Dona Cecília Peres vagava pelo longo corredor do asilo. Por que? Não soube dizer, tampouco sabia a sua idade. Há muitos anos lá, Cecília diz receber visitas de uma filha, a única ainda viva. “Tinha duas, mas uma faleceu. O que se pode fazer?” Da Páscoa, espera um “ninhozinho”. “Um ninho com doces, trazido pelo coelhinho”.
- Tinha ninho antigamente na Páscoa?
- Tinha, tinha ninho.
O marido ainda vive, mas não ela acha que ele não sabe que ela está no asilo. Não vai visitá-la. “Eu estou escondida”, afirma.

Cecília Peres,
Não sabe quantos anos tem

Sebastiana Marcondes, na cadeira de rodas, enquanto tomava a sopa dada pela Irmã Alzira, servida pouco antes do chá com bolachas, nada quis falar da Páscoa. O assunto preferido dela é Paulinho Vargas, que criou desde os dois anos. Agora um homenzarrão, granjeiro, que sempre leva medicamentos à ela quando precisa. A sua idade?
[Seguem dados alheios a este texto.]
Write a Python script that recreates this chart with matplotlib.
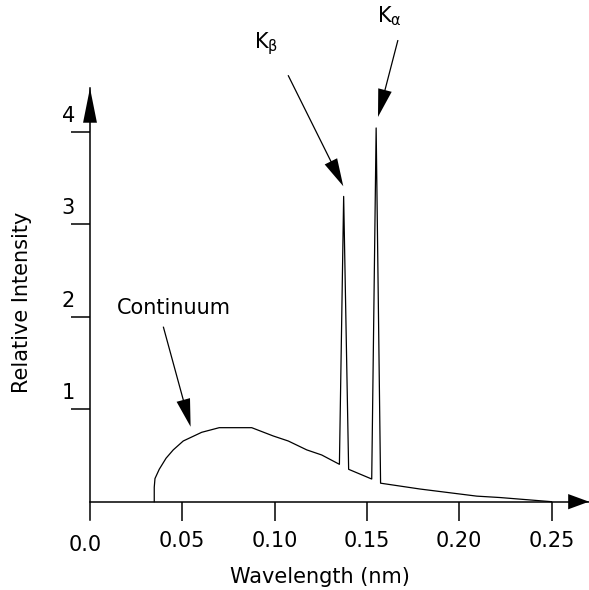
import matplotlib.pyplot as plt
from matplotlib.transforms import ScaledTranslation

# spectrum (wavelength in nm, relative intensity)
wavelength = [0.0348, 0.0348, 0.0352, 0.0375, 0.0412, 0.0451, 0.0505, 0.0605,
              0.0700, 0.0876, 0.0993, 0.1074, 0.1174, 0.1255, 0.1351,
              0.1374, 0.1401, 0.1526, 0.1550, 0.1574, 0.1787, 0.2095,
              0.2220, 0.2500]
intensity = [0.0, 0.156, 0.25, 0.35, 0.47, 0.56, 0.656, 0.75,
             0.80, 0.80, 0.71, 0.656, 0.56, 0.505, 0.404,
             3.30, 0.35, 0.245, 4.04, 0.20, 0.137, 0.06,
             0.045, 0.0]

x_ticks = [0.05, 0.10, 0.15, 0.20, 0.25]
x_tick_labels = ["0.05", "0.10", "0.15", "0.20", "0.25"]
y_ticks = [1, 2, 3, 4]
y_tick_labels = ["1", "2", "3", "4"]

# annotations: (label, text position, arrow start, arrow tip)
notes = [
    ("Continuum", (0.0452, 2.094), (0.0397, 1.892), (0.0545, 0.81)),
    (r"K$_\mathregular{\beta}$", (0.0955, 4.95), (0.1073, 4.61), (0.1372, 3.41)),
    (r"K$_\mathregular{\alpha}$", (0.1620, 5.25), (0.1668, 4.99), (0.1560, 4.159)),
]

plt.rcParams["font.family"] = ["DejaVu Sans"]
fs = 15

fig = plt.figure(figsize=(5.89, 5.90), dpi=100)
ax = fig.add_axes([90 / 589, 70 / 590, 499 / 589, 432 / 590])
ax.set_xlim(0, 0.2703)
ax.set_ylim(-0.198, 4.472)

ax.plot(wavelength, intensity, color="black", lw=0.9)

# axes drawn through the origin
for side in ["top", "right"]:
    ax.spines[side].set_visible(False)
ax.spines["bottom"].set_position(("data", 0))
ax.spines["left"].set_position(("data", 0))
for side in ["bottom", "left"]:
    ax.spines[side].set_linewidth(1.1)
ax.set_xticks(x_ticks)
ax.set_yticks(y_ticks)
ax.tick_params(direction="out", length=13.7, width=1.1, labelbottom=False, labelleft=False)

# arrow heads on the axes
ax.annotate("", xy=(0.2703, 0), xytext=(0.2590, 0), annotation_clip=False,
            arrowprops=dict(width=0.1, headwidth=11, headlength=15, color="black", lw=0))
ax.annotate("", xy=(0, 4.472), xytext=(0, 4.0), annotation_clip=False,
            arrowprops=dict(width=0.1, headwidth=10, headlength=25, color="black", lw=0))

# tick labels, placed like the original (y labels sit above their ticks)
px = 1 / 100
for v, s in zip(x_ticks, x_tick_labels):
    ax.text(v, 0, s, fontsize=fs, ha="center", va="center",
            transform=ax.transData + ScaledTranslation(0, -39 * px, fig.dpi_scale_trans))
ax.text(0, 0, "0.0", fontsize=fs, ha="center", va="center",
        transform=ax.transData + ScaledTranslation(-5 * px, -43 * px, fig.dpi_scale_trans))
for v, s in zip(y_ticks, y_tick_labels):
    ax.text(0, v, s, fontsize=fs, ha="right", va="center",
            transform=ax.transData + ScaledTranslation(-15 * px, 16 * px, fig.dpi_scale_trans))

fig.text(320 / 589, 1 - 577 / 590, "Wavelength (nm)", fontsize=fs, ha="center", va="center")
fig.text(22 / 589, 1 - 302 / 590, "Relative Intensity", fontsize=fs, ha="center", va="center",
         rotation=90)

for label, txt, start, tip in notes:
    ax.text(txt[0], txt[1], label, fontsize=fs, ha="center", va="center")
    ax.annotate("", xy=tip, xytext=start, annotation_clip=False,
                arrowprops=dict(width=0.9, headwidth=10, headlength=20, color="black", lw=0))

fig.savefig("out.png", dpi=100)
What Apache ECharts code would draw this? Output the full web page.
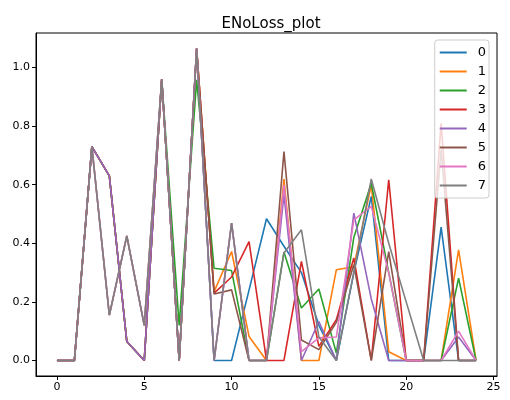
<!DOCTYPE html>
<html>
<head>
<meta charset="utf-8">
<script src="https://cdn.jsdelivr.net/npm/echarts@6/dist/echarts.min.js"></script>
<style>html,body{margin:0;padding:0;background:#fff}#c{width:510px;height:400px}</style>
</head>
<body>
<div id="c"></div>
<script>
const titleText = 'ENoLoss_plot';
const xValues = [0,1,2,3,4,5,6,7,8,9,10,11,12,13,14,15,16,17,18,19,20,21,22,23,24];
const seriesNames = ['0','1','2','3','4','5','6','7'];
const s0 = [0,0,0.73,0.63,0.065,0,0.96,0,1.065,0,0,0.24,0.484,0.39,0.30,0.12,0,0.3,0.56,0,0,0,0.455,0,0];
const s1 = [0,0,0.73,0.63,0.065,0,0.96,0,1.065,0.235,0.372,0.082,0,0.619,0,0,0.31,0.32,0.6,0.03,0,0,0,0.378,0];
const s2 = [0,0,0.73,0.63,0.065,0,0.96,0.12,0.958,0.315,0.307,0,0,0.37,0.179,0.244,0.025,0.42,0.605,0.3,0,0,0,0.281,0];
const s3 = [0,0,0.73,0.63,0.065,0,0.96,0,1.065,0.23,0.285,0.406,0,0,0.338,0.048,0.139,0.35,0,0.617,0,0,0.81,0,0];
const s4 = [0,0,0.73,0.63,0.065,0,0.96,0,1.065,0,0.469,0,0,0.566,0,0.133,0,0.503,0.21,0,0,0,0,0.08,0];
const s5 = [0,0,0.73,0.155,0.425,0.12,0.96,0,1.065,0.227,0.241,0,0,0.713,0.07,0.037,0.13,0.327,0,0.372,0,0,0.72,0,0];
const s6 = [0,0,0.73,0.155,0.425,0.12,0.96,0,1.065,0,0.469,0,0,0.6,0.03,0.077,0.08,0.48,0.526,0.3,0,0,0,0.1,0];
const s7 = [0,0,0.73,0.155,0.425,0.12,0.96,0,1.065,0,0.469,0,0,0.367,0.446,0.08,0,0.3,0.62,0.4,0.2,0,0,0,0];
const xTicks = [0,5,10,15,20,25];
const yTicks = [0,0.2,0.4,0.6,0.8,1.0];

const allSeries = [s0,s1,s2,s3,s4,s5,s6,s7];
const colors = ['#1f77b4','#ff7f0e','#2ca02c','#d62728','#9467bd','#8c564b','#e377c2','#7f7f7f'];
const font = 'DejaVu Sans';
const chart = echarts.init(document.getElementById('c'), null, {renderer:'canvas'});
chart.setOption({
  animation:false,
  color: colors,
  title:{text:titleText,left:266,textAlign:'center',top:12,textStyle:{fontFamily:font,fontSize:15,fontWeight:'normal',color:'#000'}},
  legend:{
    orient:'vertical',right:21,top:40,
    data:seriesNames,
    icon:'rect',itemWidth:27,itemHeight:2,itemGap:6,
    padding:[6,3,6,5],
    backgroundColor:'rgba(255,255,255,0.8)',borderColor:'#cccccc',borderWidth:1,borderRadius:3,
    textStyle:{fontFamily:font,fontSize:13,color:'#000',padding:[0,0,0,6]}
  },
  grid:{left:36,right:13,top:33,bottom:24,show:true,borderColor:'#000',borderWidth:1,containLabel:false},
  xAxis:{type:'value',min:-1.2,max:25.2,
    axisLine:{show:true,onZero:false,lineStyle:{color:'#000',width:1}},
    axisTick:{show:true,customValues:xTicks,length:4,lineStyle:{color:'#000'}},
    axisLabel:{customValues:xTicks,fontFamily:font,fontSize:11,color:'#000',margin:6},
    splitLine:{show:false}},
  yAxis:{type:'value',min:-0.053,max:1.118,
    axisLine:{show:true,onZero:false,lineStyle:{color:'#000',width:1}},
    axisTick:{show:true,customValues:yTicks,length:4,lineStyle:{color:'#000'}},
    axisLabel:{customValues:yTicks,fontFamily:font,fontSize:11,color:'#000',margin:6,formatter:v=>v.toFixed(1)},
    splitLine:{show:false}},
  series: allSeries.map((d,i)=>({
    name:seriesNames[i],type:'line',symbol:'none',
    data:d.map((v,j)=>[xValues[j],v]),
    lineStyle:{width:1.6,color:colors[i]},
    itemStyle:{color:colors[i]}
  }))
});
</script>
</body>
</html>
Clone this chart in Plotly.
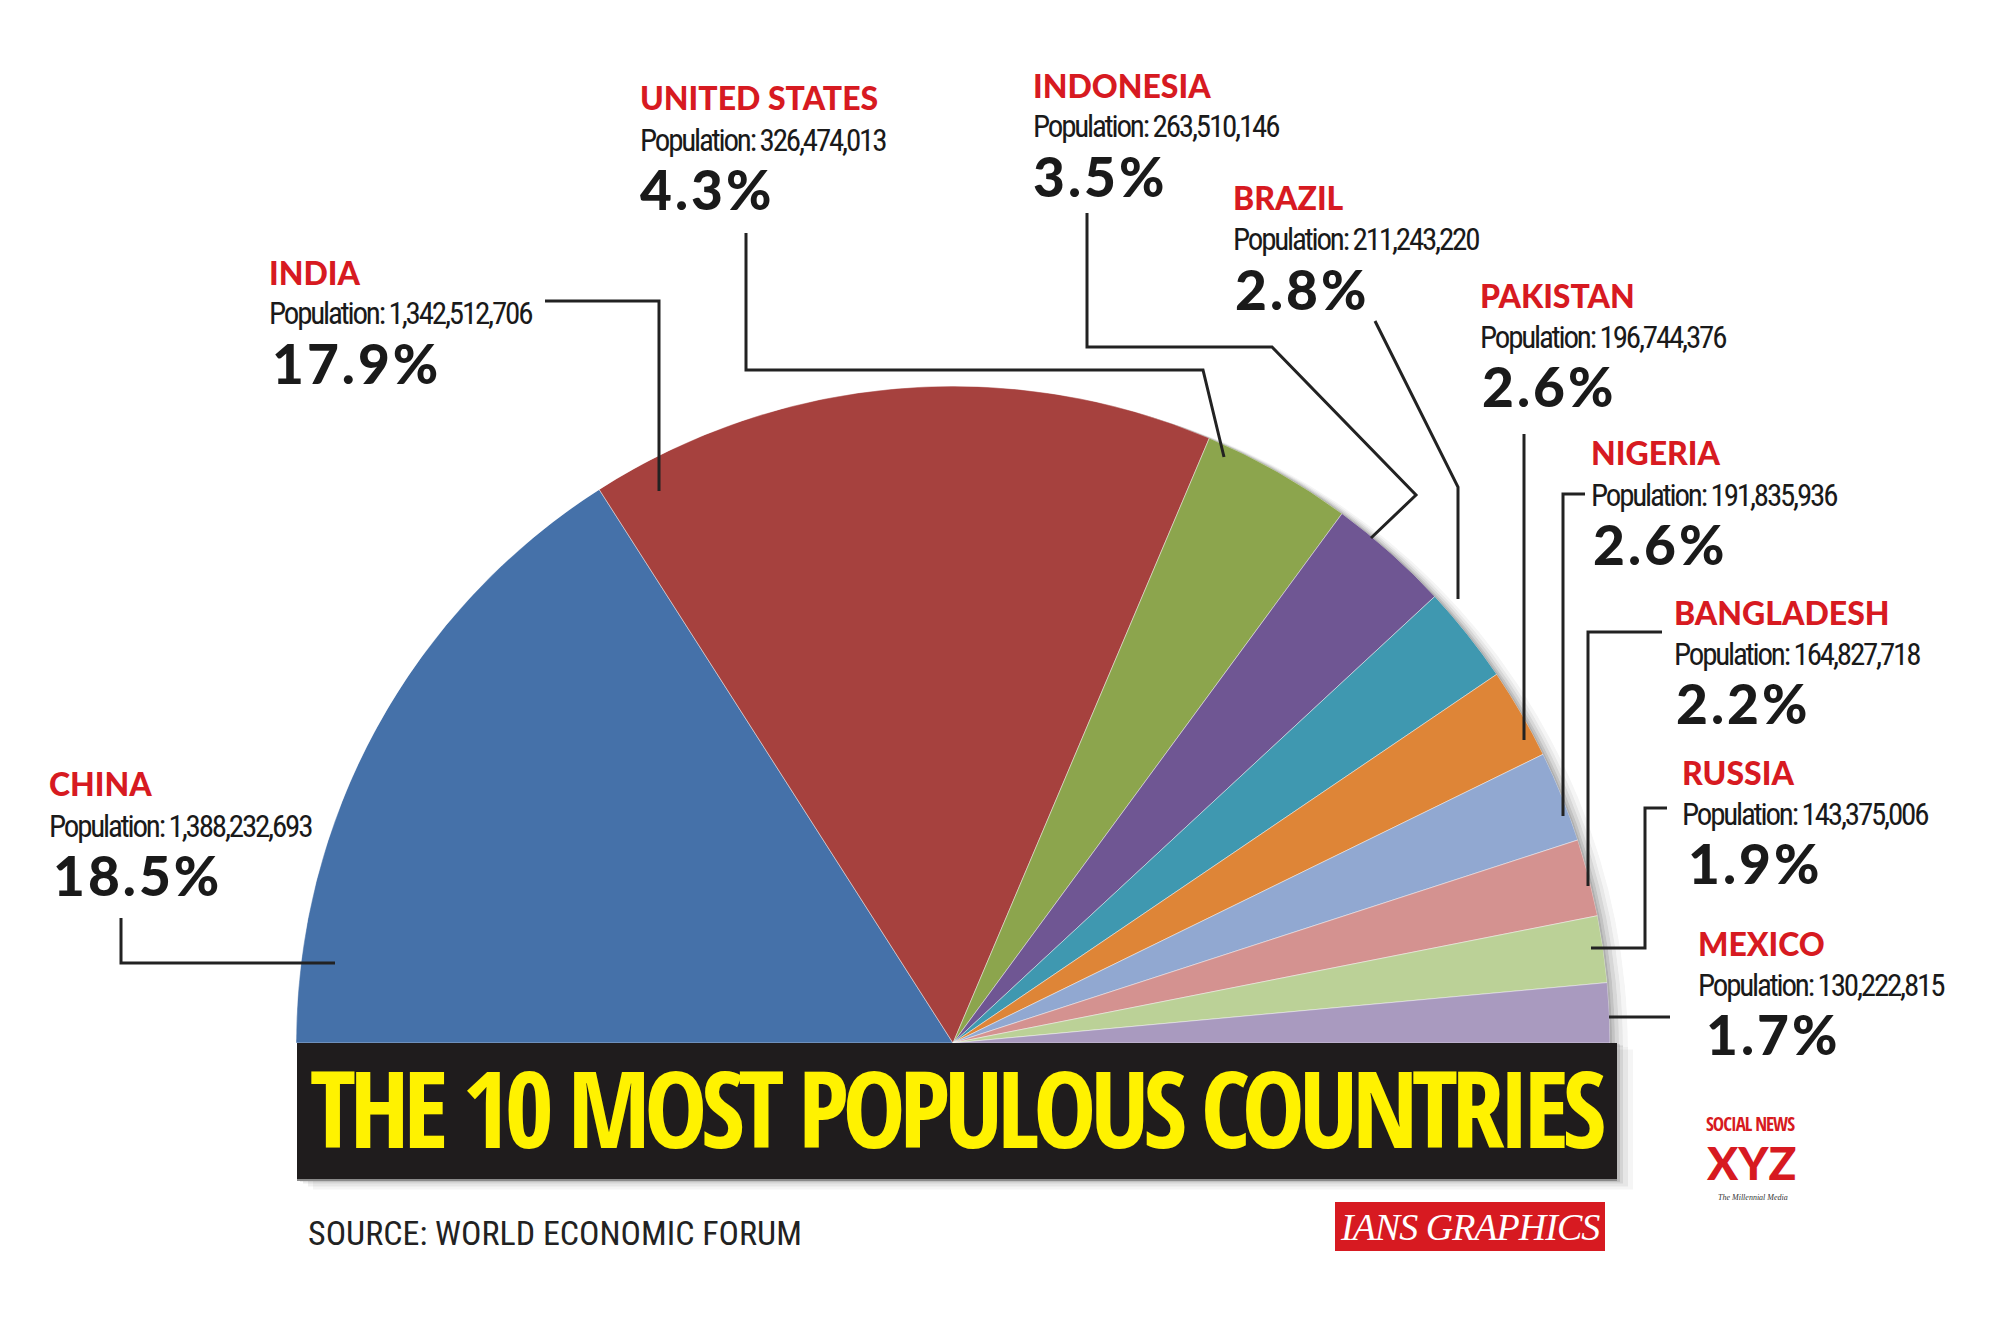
import plotly.graph_objects as go

# ---------------- data ----------------
countries = ["CHINA", "INDIA", "UNITED STATES", "INDONESIA", "BRAZIL",
             "PAKISTAN", "NIGERIA", "BANGLADESH", "RUSSIA", "MEXICO"]
populations = [1388232693, 1342512706, 326474013, 263510146, 211243220,
               196744376, 191835936, 164827718, 143375006, 130222815]
shares = [18.5, 17.9, 4.3, 3.5, 2.8, 2.6, 2.6, 2.2, 1.9, 1.7]
slice_colors = ["#4571A9", "#A6413E", "#8CA54D", "#6F5693", "#3F98B0",
                "#DE8537", "#91A8D1", "#D49290", "#BBD197", "#A99ABF"]
title_text = "THE 10 MOST POPULOUS COUNTRIES"
source_text = "SOURCE: WORLD ECONOMIC FORUM"
credit_text = "IANS GRAPHICS"

# ---------------- layout helpers ----------------
W, H = 2000, 1338
def px(x): return x / W
def py(y): return 1 - y / H

# semicircle: total share spans 180 degrees
total = sum(shares)
k = 180.0 / total
starts = []
acc = 0.0
for v in shares:
    starts.append(acc)
    acc += v
theta = [(s + v / 2) * k for s, v in zip(starts, shares)]
widths = [v * k for v in shares]

# pie placement (pixels)
cx, cy, R = 953, 1043, 657
dom_x = [px(cx - R), px(cx + R)]
dom_y = [py(cy), py(cy - R)]

fig = go.Figure()

# soft shadow layers (offset polar subplots)
shadow_offsets = [(18, 0.04), (13, 0.05), (9, 0.07), (5, 0.09), (2, 0.10)]
polar_layouts = {}
for i, (off, op) in enumerate(shadow_offsets):
    name = "polar" if i == 0 else f"polar{i+1}"
    fig.add_trace(go.Barpolar(
        r=[1], theta=[90], width=[180], base=0,
        marker=dict(color=f"rgba(0,0,0,{op})", line=dict(width=0)),
        subplot=name, hoverinfo="skip", showlegend=False))
    polar_layouts[name] = dict(
        domain=dict(x=[px(cx - R + off), px(cx + R + off)],
                    y=[py(cy + off * 0.3), py(cy - R + off * 0.3)]),
        sector=[0, 180], bgcolor="rgba(0,0,0,0)",
        radialaxis=dict(visible=False, range=[0, 1]),
        angularaxis=dict(visible=False, rotation=180, direction="clockwise"))

main = f"polar{len(shadow_offsets)+1}"
fig.add_trace(go.Barpolar(
    r=[1] * len(shares), theta=theta, width=widths, base=0,
    marker=dict(color=slice_colors, line=dict(color="rgba(255,255,255,0.45)", width=1)),
    text=countries, hoverinfo="text", subplot=main, showlegend=False))
polar_layouts[main] = dict(
    domain=dict(x=dom_x, y=dom_y), sector=[0, 180], bgcolor="rgba(0,0,0,0)",
    radialaxis=dict(visible=False, range=[0, 1]),
    angularaxis=dict(visible=False, rotation=180, direction="clockwise"))

# label placement (pixels): name x, name y, pct x
label_pos = [(47, 784, 51), (267, 272, 270), (638, 98, 638), (1031, 85, 1031),
             (1231, 198, 1233), (1478, 295, 1480), (1589, 453, 1591),
             (1672, 612, 1674), (1680, 772, 1686), (1696, 943, 1704)]

RED = "#D71A21"
HEAVY = "Lato Black, Lato, sans-serif"
COND = "Roboto Condensed, DejaVu Sans Condensed, sans-serif"
TITLE_FONT = "Open Sans Condensed, Roboto Condensed, sans-serif"

annotations = []
for (c, p, s), (nx, ny, qx) in zip(zip(countries, populations, shares), label_pos):
    annotations.append(dict(x=px(nx), y=py(ny), xref="paper", yref="paper",
                            xanchor="left", yanchor="middle", showarrow=False,
                            text=c, font=dict(family=HEAVY, size=32, color=RED, weight=900)))
    annotations.append(dict(x=px(nx), y=py(ny + 42), xref="paper", yref="paper",
                            xanchor="left", yanchor="middle", showarrow=False,
                            text=f'<span style="letter-spacing:-2.2px">Population: {p:,}</span>',
                            font=dict(family=COND, size=31, color="#1a1a1a")))
    annotations.append(dict(x=px(qx), y=py(ny + 91), xref="paper", yref="paper",
                            xanchor="left", yanchor="middle", showarrow=False,
                            text=f'<span style="letter-spacing:3px">{s}%</span>',
                            font=dict(family=HEAVY, size=55, color="#1a1a1a", weight=900)))

# title
annotations.append(dict(x=px(957), y=py(1107), xref="paper", yref="paper",
                        xanchor="center", yanchor="middle", showarrow=False,
                        text=f'<span style="letter-spacing:-6.3px">{title_text}</span>',
                        font=dict(family=TITLE_FONT, size=106, color="#FFF200", weight="bold")))
# source
annotations.append(dict(x=px(306), y=py(1233), xref="paper", yref="paper",
                        xanchor="left", yanchor="middle", showarrow=False,
                        text=source_text, font=dict(family=COND, size=34, color="#222222")))
# credit
annotations.append(dict(x=px(1470), y=py(1227), xref="paper", yref="paper",
                        xanchor="center", yanchor="middle", showarrow=False,
                        text=f'<i><span style="letter-spacing:-1px">{credit_text}</span></i>',
                        font=dict(family="Liberation Serif, serif", size=38, color="white")))
# social news logo
annotations.append(dict(x=px(1750), y=py(1124), xref="paper", yref="paper",
                        xanchor="center", yanchor="middle", showarrow=False,
                        text='<span style="letter-spacing:-1px">SOCIAL NEWS</span>',
                        font=dict(family=TITLE_FONT, size=19, color=RED, weight="bold")))
annotations.append(dict(x=px(1751), y=py(1162), xref="paper", yref="paper",
                        xanchor="center", yanchor="middle", showarrow=False,
                        text="XYZ", font=dict(family=HEAVY, size=46, color=RED, weight=900)))
annotations.append(dict(x=px(1753), y=py(1197), xref="paper", yref="paper",
                        xanchor="center", yanchor="middle", showarrow=False,
                        text="<i>The Millennial Media</i>",
                        font=dict(family="Liberation Serif, serif", size=8, color="#333333")))

# leader lines (pixels)
leaders = [
    [(121, 918), (121, 963), (335, 963)],
    [(545, 301), (659, 301), (659, 491)],
    [(746, 233), (746, 370), (1203, 370), (1224, 457)],
    [(1087, 213), (1087, 347), (1272, 347), (1416, 495), (1371, 538)],
    [(1375, 321), (1458, 487), (1458, 599)],
    [(1524, 434), (1524, 740)],
    [(1585, 494), (1563, 494), (1563, 816)],
    [(1662, 632), (1588, 632), (1588, 886)],
    [(1667, 808), (1645, 808), (1645, 948), (1591, 948)],
    [(1670, 1017), (1609, 1017)],
]
shapes = []
for pts in leaders:
    path = "M " + " L ".join(f"{px(x):.5f},{py(y):.5f}" for x, y in pts)
    shapes.append(dict(type="path", path=path, xref="paper", yref="paper",
                       line=dict(color="#222222", width=3), layer="above"))

# title box shadow + box
for off, op in [(16, 0.04), (11, 0.06), (6, 0.08), (3, 0.11)]:
    shapes.append(dict(type="rect", xref="paper", yref="paper",
                       x0=px(297 + off), x1=px(1617 + off), y0=py(1180 + off * 0.6), y1=py(1043 + off * 0.4),
                       fillcolor=f"rgba(0,0,0,{op})", line=dict(width=0), layer="above"))
shapes.append(dict(type="rect", xref="paper", yref="paper",
                   x0=px(297), x1=px(1617), y0=py(1180), y1=py(1043),
                   fillcolor="#1F1C1D", line=dict(width=0), layer="above"))
shapes.append(dict(type="line", xref="paper", yref="paper",
                   x0=px(297), x1=px(1617), y0=py(1180), y1=py(1180),
                   line=dict(color="#8a8a8a", width=2), layer="above"))
# credit box
shapes.append(dict(type="rect", xref="paper", yref="paper",
                   x0=px(1335), x1=px(1605), y0=py(1251), y1=py(1202),
                   fillcolor="#D71A21", line=dict(width=0), layer="above"))

fig.update_layout(
    width=W, height=H, margin=dict(l=0, r=0, t=0, b=0),
    paper_bgcolor="white", plot_bgcolor="white",
    showlegend=False, annotations=annotations, shapes=shapes,
    **polar_layouts)

fig.write_html("out.html")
Noventa e dois, ditos com orgulho na entonação.
- Está chegando a Páscoa...
- Ah, é...
- O que a senhora acha da Páscoa?
- Bonito!

Sebastiana Marcondes
92 anos

Uma das mais novas entrevistadas, há dois anos no asilo, Nair dos Santos, 62, chama atenção pelo tom do cabelo, ainda castanho, diferente do céu grisalho e branco que há em quase toda a parte. No movimento tranqüilo do balanço no final da tarde, Nair conta que tem um filho, que a visitou uma vez somente desde que entrou no São Vicente. Não sabe o motivo de sua nova morada, mas sabe que, da Páscoa, quer apenas uma coisa: doce.

Nair dos Santos,
62 anos

São mulheres que, no fim da vida, dependem da ajuda de pessoas como Irmã Alzira para as atividades mais simples, como para comer e tomar o banho diário. “Elas não envelheceram sadiamente, já envelheceram doentes”, explica a irmã. Tomadas pela depressão, pelo abandono da família, elas tem nas datas comemorativas momentos dolorosos, que necessitam de muito zelo por parte das cuidadoras. Optaram pela vida ou não tiveram escolha. Passam os dias, meses e anos em um ritmo incompatível com o ritmo do mundo dos familiares que lhe restaram ou não. Mundo que raramente se encontra com o mundo delas, machucado pelas recusas, partidas, ausências, silêncios intermináveis e feriados nem sempre tão doces como o desejo de tê-los.